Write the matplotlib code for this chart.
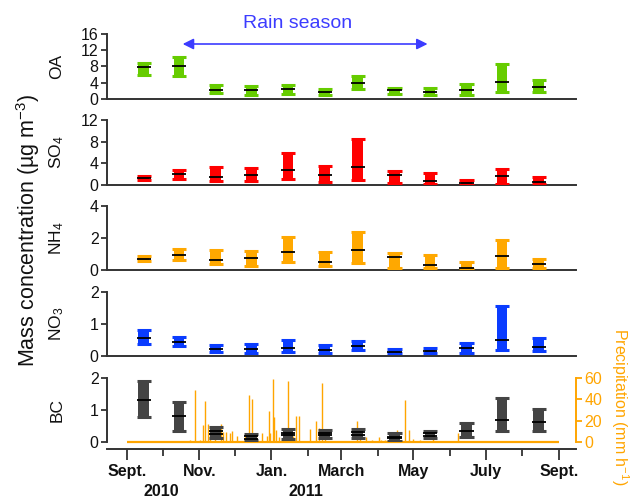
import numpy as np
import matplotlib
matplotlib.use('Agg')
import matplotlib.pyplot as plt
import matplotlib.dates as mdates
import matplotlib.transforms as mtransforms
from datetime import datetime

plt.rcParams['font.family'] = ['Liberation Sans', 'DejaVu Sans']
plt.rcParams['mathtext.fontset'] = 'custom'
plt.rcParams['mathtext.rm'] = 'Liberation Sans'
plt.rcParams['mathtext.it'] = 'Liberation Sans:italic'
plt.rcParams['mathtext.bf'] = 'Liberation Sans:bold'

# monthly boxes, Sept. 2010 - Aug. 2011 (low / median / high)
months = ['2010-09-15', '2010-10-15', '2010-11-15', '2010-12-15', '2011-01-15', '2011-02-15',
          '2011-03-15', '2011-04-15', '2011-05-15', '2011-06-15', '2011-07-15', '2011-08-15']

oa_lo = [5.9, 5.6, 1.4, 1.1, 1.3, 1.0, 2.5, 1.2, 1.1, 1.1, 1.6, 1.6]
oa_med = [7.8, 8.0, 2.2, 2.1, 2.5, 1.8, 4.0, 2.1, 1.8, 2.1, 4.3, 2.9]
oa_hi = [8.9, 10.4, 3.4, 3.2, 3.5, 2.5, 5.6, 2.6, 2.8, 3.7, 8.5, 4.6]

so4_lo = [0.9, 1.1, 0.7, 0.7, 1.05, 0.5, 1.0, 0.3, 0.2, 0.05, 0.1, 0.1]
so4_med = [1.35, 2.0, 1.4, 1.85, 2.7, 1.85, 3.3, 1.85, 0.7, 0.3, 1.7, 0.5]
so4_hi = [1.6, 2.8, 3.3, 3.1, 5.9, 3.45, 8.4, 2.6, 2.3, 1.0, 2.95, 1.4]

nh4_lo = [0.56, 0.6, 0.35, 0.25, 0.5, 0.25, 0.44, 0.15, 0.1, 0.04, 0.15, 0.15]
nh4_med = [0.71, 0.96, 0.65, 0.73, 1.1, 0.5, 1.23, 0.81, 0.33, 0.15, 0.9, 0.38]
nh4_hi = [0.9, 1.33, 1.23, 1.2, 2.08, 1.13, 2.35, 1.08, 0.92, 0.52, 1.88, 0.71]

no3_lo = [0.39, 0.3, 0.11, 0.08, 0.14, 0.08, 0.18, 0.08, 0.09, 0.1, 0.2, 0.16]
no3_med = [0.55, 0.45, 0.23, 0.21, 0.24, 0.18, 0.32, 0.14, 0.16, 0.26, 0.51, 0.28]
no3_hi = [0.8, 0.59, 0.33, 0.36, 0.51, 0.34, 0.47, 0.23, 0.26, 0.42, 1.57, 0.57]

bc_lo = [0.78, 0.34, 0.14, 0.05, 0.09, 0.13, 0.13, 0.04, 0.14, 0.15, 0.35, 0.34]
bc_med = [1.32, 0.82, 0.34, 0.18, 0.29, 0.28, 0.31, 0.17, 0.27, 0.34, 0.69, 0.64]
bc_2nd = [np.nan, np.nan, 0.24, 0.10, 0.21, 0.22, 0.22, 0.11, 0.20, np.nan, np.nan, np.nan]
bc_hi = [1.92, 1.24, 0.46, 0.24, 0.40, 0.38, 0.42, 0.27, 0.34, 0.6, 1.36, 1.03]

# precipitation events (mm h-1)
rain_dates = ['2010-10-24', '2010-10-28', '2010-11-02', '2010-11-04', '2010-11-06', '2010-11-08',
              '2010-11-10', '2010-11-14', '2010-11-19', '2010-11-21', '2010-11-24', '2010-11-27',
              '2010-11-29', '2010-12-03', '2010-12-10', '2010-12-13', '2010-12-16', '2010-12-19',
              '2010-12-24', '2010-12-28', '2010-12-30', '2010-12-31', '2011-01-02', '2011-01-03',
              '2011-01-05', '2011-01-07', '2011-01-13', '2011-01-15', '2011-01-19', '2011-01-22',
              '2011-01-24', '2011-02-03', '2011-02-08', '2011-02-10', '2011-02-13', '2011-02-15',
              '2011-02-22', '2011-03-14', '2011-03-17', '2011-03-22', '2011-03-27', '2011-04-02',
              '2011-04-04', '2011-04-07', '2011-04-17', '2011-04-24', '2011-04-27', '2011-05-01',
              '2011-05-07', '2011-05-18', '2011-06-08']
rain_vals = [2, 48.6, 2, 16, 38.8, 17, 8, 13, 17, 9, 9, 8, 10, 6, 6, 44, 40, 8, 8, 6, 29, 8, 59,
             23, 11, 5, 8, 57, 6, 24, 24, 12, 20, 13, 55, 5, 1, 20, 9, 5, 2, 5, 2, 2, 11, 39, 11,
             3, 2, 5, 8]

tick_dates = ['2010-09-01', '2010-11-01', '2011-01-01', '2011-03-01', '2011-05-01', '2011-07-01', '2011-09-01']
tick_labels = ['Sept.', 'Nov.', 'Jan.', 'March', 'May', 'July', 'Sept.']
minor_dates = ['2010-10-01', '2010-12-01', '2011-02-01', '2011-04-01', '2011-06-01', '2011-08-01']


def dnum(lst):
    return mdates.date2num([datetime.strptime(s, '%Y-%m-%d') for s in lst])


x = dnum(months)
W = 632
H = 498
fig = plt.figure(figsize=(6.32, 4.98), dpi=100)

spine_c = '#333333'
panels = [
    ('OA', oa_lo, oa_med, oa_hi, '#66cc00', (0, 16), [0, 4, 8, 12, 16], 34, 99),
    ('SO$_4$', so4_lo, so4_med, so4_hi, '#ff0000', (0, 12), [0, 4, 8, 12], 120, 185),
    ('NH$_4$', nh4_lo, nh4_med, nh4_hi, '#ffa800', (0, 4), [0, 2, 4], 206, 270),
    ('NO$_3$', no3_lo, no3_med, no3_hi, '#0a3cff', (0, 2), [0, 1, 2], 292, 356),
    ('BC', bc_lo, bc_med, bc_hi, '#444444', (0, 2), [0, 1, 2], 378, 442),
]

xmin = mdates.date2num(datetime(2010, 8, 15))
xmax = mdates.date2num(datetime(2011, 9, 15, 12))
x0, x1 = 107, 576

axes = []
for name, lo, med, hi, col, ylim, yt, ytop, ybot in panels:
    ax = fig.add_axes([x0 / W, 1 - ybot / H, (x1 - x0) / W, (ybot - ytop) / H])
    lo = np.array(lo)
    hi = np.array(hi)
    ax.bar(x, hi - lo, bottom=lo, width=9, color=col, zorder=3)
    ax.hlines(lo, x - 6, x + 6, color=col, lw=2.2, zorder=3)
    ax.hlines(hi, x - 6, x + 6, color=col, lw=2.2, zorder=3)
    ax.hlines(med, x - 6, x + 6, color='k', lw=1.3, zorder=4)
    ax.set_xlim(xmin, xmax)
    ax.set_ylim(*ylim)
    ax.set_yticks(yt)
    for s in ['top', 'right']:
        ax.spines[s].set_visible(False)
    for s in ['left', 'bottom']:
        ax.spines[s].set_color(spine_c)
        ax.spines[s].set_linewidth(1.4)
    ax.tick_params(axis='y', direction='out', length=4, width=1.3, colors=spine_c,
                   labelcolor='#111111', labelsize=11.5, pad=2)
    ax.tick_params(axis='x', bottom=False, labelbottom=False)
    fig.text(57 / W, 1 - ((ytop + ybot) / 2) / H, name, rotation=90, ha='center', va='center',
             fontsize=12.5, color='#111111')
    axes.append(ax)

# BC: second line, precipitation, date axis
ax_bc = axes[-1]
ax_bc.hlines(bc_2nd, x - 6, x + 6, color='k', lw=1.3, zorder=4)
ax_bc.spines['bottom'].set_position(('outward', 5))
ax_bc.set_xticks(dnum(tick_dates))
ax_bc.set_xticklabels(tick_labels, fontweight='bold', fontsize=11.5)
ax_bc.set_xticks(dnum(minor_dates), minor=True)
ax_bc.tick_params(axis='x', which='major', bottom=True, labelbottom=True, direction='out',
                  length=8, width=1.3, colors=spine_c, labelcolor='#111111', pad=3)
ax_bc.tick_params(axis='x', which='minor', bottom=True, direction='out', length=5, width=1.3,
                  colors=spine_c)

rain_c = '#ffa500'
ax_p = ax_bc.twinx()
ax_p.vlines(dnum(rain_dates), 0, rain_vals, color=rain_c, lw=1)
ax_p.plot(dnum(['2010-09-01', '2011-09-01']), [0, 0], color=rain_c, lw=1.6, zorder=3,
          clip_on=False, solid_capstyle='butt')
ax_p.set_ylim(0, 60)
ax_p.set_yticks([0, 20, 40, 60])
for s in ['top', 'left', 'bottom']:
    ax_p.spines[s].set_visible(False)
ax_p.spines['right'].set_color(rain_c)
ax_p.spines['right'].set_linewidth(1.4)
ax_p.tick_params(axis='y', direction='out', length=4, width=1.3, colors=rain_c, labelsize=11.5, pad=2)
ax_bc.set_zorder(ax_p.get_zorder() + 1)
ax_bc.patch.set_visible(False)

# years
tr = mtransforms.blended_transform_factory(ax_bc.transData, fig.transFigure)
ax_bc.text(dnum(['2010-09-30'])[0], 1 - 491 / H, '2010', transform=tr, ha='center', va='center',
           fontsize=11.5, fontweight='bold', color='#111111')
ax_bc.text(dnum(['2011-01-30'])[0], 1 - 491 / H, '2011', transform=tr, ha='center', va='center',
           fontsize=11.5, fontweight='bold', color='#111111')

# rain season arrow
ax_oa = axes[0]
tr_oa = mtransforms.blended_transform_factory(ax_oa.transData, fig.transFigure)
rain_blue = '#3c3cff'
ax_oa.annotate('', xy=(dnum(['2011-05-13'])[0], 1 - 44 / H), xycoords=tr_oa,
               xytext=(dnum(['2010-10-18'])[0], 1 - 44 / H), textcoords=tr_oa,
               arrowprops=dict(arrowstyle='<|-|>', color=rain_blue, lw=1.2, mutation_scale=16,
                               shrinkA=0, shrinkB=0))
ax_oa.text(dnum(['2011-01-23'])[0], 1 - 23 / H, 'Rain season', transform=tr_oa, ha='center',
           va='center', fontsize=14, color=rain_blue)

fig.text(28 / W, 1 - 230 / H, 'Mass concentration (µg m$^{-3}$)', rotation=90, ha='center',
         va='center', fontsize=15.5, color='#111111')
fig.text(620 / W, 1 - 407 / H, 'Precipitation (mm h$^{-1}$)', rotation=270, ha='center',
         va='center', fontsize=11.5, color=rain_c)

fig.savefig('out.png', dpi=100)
##########
Task to carry out
Quote, please, every line of the material above from its start through the line that has "0.52, 1.88, 0.71]", reproducing the words exactly and dropping any images.

The result
Write the matplotlib code for this chart.
import numpy as np
import matplotlib
matplotlib.use('Agg')
import matplotlib.pyplot as plt
import matplotlib.dates as mdates
import matplotlib.transforms as mtransforms
from datetime import datetime

plt.rcParams['font.family'] = ['Liberation Sans', 'DejaVu Sans']
plt.rcParams['mathtext.fontset'] = 'custom'
plt.rcParams['mathtext.rm'] = 'Liberation Sans'
plt.rcParams['mathtext.it'] = 'Liberation Sans:italic'
plt.rcParams['mathtext.bf'] = 'Liberation Sans:bold'

# monthly boxes, Sept. 2010 - Aug. 2011 (low / median / high)
months = ['2010-09-15', '2010-10-15', '2010-11-15', '2010-12-15', '2011-01-15', '2011-02-15',
          '2011-03-15', '2011-04-15', '2011-05-15', '2011-06-15', '2011-07-15', '2011-08-15']

oa_lo = [5.9, 5.6, 1.4, 1.1, 1.3, 1.0, 2.5, 1.2, 1.1, 1.1, 1.6, 1.6]
oa_med = [7.8, 8.0, 2.2, 2.1, 2.5, 1.8, 4.0, 2.1, 1.8, 2.1, 4.3, 2.9]
oa_hi = [8.9, 10.4, 3.4, 3.2, 3.5, 2.5, 5.6, 2.6, 2.8, 3.7, 8.5, 4.6]

so4_lo = [0.9, 1.1, 0.7, 0.7, 1.05, 0.5, 1.0, 0.3, 0.2, 0.05, 0.1, 0.1]
so4_med = [1.35, 2.0, 1.4, 1.85, 2.7, 1.85, 3.3, 1.85, 0.7, 0.3, 1.7, 0.5]
so4_hi = [1.6, 2.8, 3.3, 3.1, 5.9, 3.45, 8.4, 2.6, 2.3, 1.0, 2.95, 1.4]

nh4_lo = [0.56, 0.6, 0.35, 0.25, 0.5, 0.25, 0.44, 0.15, 0.1, 0.04, 0.15, 0.15]
nh4_med = [0.71, 0.96, 0.65, 0.73, 1.1, 0.5, 1.23, 0.81, 0.33, 0.15, 0.9, 0.38]
nh4_hi = [0.9, 1.33, 1.23, 1.2, 2.08, 1.13, 2.35, 1.08, 0.92, 0.52, 1.88, 0.71]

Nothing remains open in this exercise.